■ **WORK TO COMPLETE**:
Leave out the pictures and reproduce all of the data exactly.

■ **DATA EXCERPT**:
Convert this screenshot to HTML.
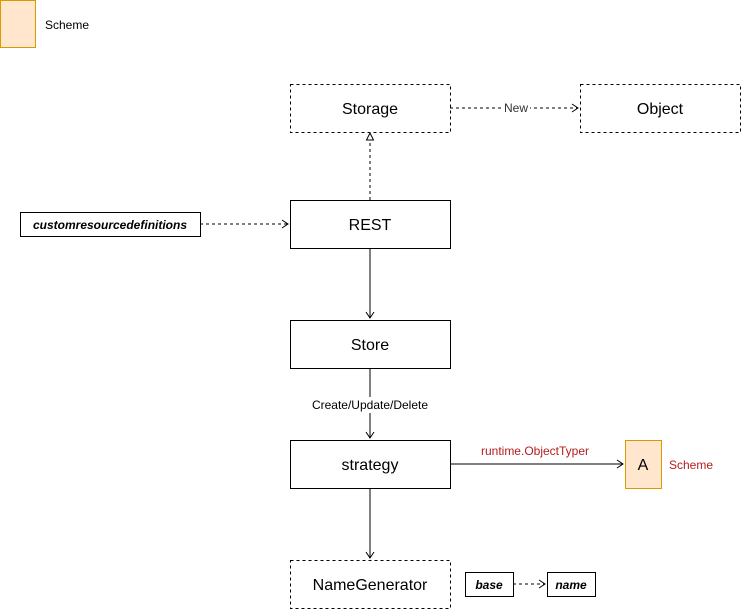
<!DOCTYPE html>
<html><head><style>body{margin:0;background:#fff}svg{display:block}text{font-family:"Liberation Sans",sans-serif}</style></head><body>
<svg width="741" height="609" viewBox="0 0 741 609" xmlns="http://www.w3.org/2000/svg">
<rect x="0.5" y="0.5" width="35" height="47" fill="#ffe6cc" stroke="#d79b00"/>
<text x="45" y="29" font-size="12">Scheme</text>
<g fill="#fff" stroke="#000" stroke-dasharray="3,3">
<rect x="290.5" y="84.5" width="160" height="48"/>
<rect x="580.5" y="84.5" width="160" height="48"/>
<rect x="290.5" y="560.5" width="160" height="48"/>
</g>
<g fill="#fff" stroke="#000">
<rect x="290.5" y="200.5" width="160" height="48"/>
<rect x="290.5" y="320.5" width="160" height="48"/>
<rect x="290.5" y="440.5" width="160" height="48"/>
<rect x="20.5" y="212.5" width="180" height="24"/>
<rect x="465.5" y="572.5" width="48" height="24"/>
<rect x="547.5" y="572.5" width="48" height="24"/>
</g>
<rect x="625.5" y="440.5" width="36" height="48" fill="#ffe6cc" stroke="#d79b00"/>
<g font-size="16" text-anchor="middle" fill="#000">
<text x="370" y="114">Storage</text>
<text x="660" y="114">Object</text>
<text x="370" y="230">REST</text>
<text x="370" y="350">Store</text>
<text x="370" y="470">strategy</text>
<text x="370" y="590">NameGenerator</text>
<text x="643" y="470">A</text>
</g>
<g font-size="12" font-style="italic" font-weight="bold" text-anchor="middle">
<text x="110" y="229">customresourcedefinitions</text>
<text x="489" y="589">base</text>
<text x="571" y="589">name</text>
</g>
<g stroke="#000" fill="none">
<path d="M450 108H578" stroke-dasharray="3,3"/>
<path d="M572 104l6 4-6 4"/>
<path d="M370 200V140" stroke-dasharray="3,3"/>
<path d="M370 133l-3.5 7h7z" fill="#fff"/>
<path d="M200 224H288" stroke-dasharray="3,3"/>
<path d="M282 220l6 4-6 4"/>
<path d="M370 248V318M366 312l4 6 4-6"/>
<path d="M370 368V438M366 432l4 6 4-6"/>
<path d="M370 488V558M366 552l4 6 4-6"/>
<path d="M450 464H623M617 460l6 4-6 4"/>
<path d="M513 584H545" stroke-dasharray="3,3"/>
<path d="M539 580l6 4-6 4"/>
</g>
<rect x="502" y="101" width="28" height="14" fill="#fff"/>
<text x="516" y="112" font-size="12" text-anchor="middle" fill="#333">New</text>
<rect x="311" y="397" width="118" height="16" fill="#fff"/>
<text x="370" y="409" font-size="12" text-anchor="middle">Create/Update/Delete</text>
<text x="535" y="455" font-size="12" text-anchor="middle" fill="#b31e1e">runtime.ObjectTyper</text>
<text x="669" y="469" font-size="12" fill="#b31e1e">Scheme</text>
</svg>
</body></html>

■ **REPLY**:
Convert this screenshot to HTML.
<!DOCTYPE html>
<html><head><style>body{margin:0;background:#fff}svg{display:block}text{font-family:"Liberation Sans",sans-serif}</style></head><body>
<svg width="741" height="609" viewBox="0 0 741 609" xmlns="http://www.w3.org/2000/svg">
<rect x="0.5" y="0.5" width="35" height="47" fill="#ffe6cc" stroke="#d79b00"/>
<text x="45" y="29" font-size="12">Scheme</text>
<g fill="#fff" stroke="#000" stroke-dasharray="3,3">
<rect x="290.5" y="84.5" width="160" height="48"/>
<rect x="580.5" y="84.5" width="160" height="48"/>
<rect x="290.5" y="560.5" width="160" height="48"/>
</g>
<g fill="#fff" stroke="#000">
<rect x="290.5" y="200.5" width="160" height="48"/>
<rect x="290.5" y="320.5" width="160" height="48"/>
<rect x="290.5" y="440.5" width="160" height="48"/>
<rect x="20.5" y="212.5" width="180" height="24"/>
<rect x="465.5" y="572.5" width="48" height="24"/>
<rect x="547.5" y="572.5" width="48" height="24"/>
</g>
<rect x="625.5" y="440.5" width="36" height="48" fill="#ffe6cc" stroke="#d79b00"/>
<g font-size="16" text-anchor="middle" fill="#000">
<text x="370" y="114">Storage</text>
<text x="660" y="114">Object</text>
<text x="370" y="230">REST</text>
<text x="370" y="350">Store</text>
<text x="370" y="470">strategy</text>
<text x="370" y="590">NameGenerator</text>
<text x="643" y="470">A</text>
</g>
<g font-size="12" font-style="italic" font-weight="bold" text-anchor="middle">
<text x="110" y="229">customresourcedefinitions</text>
<text x="489" y="589">base</text>
<text x="571" y="589">name</text>
</g>
<g stroke="#000" fill="none">
<path d="M450 108H578" stroke-dasharray="3,3"/>
<path d="M572 104l6 4-6 4"/>
<path d="M370 200V140" stroke-dasharray="3,3"/>
<path d="M370 133l-3.5 7h7z" fill="#fff"/>
<path d="M200 224H288" stroke-dasharray="3,3"/>
<path d="M282 220l6 4-6 4"/>
<path d="M370 248V318M366 312l4 6 4-6"/>
<path d="M370 368V438M366 432l4 6 4-6"/>
<path d="M370 488V558M366 552l4 6 4-6"/>
<path d="M450 464H623M617 460l6 4-6 4"/>
<path d="M513 584H545" stroke-dasharray="3,3"/>
<path d="M539 580l6 4-6 4"/>
</g>
<rect x="502" y="101" width="28" height="14" fill="#fff"/>
<text x="516" y="112" font-size="12" text-anchor="middle" fill="#333">New</text>
<rect x="311" y="397" width="118" height="16" fill="#fff"/>
<text x="370" y="409" font-size="12" text-anchor="middle">Create/Update/Delete</text>
<text x="535" y="455" font-size="12" text-anchor="middle" fill="#b31e1e">runtime.ObjectTyper</text>
<text x="669" y="469" font-size="12" fill="#b31e1e">Scheme</text>
</svg>
</body></html>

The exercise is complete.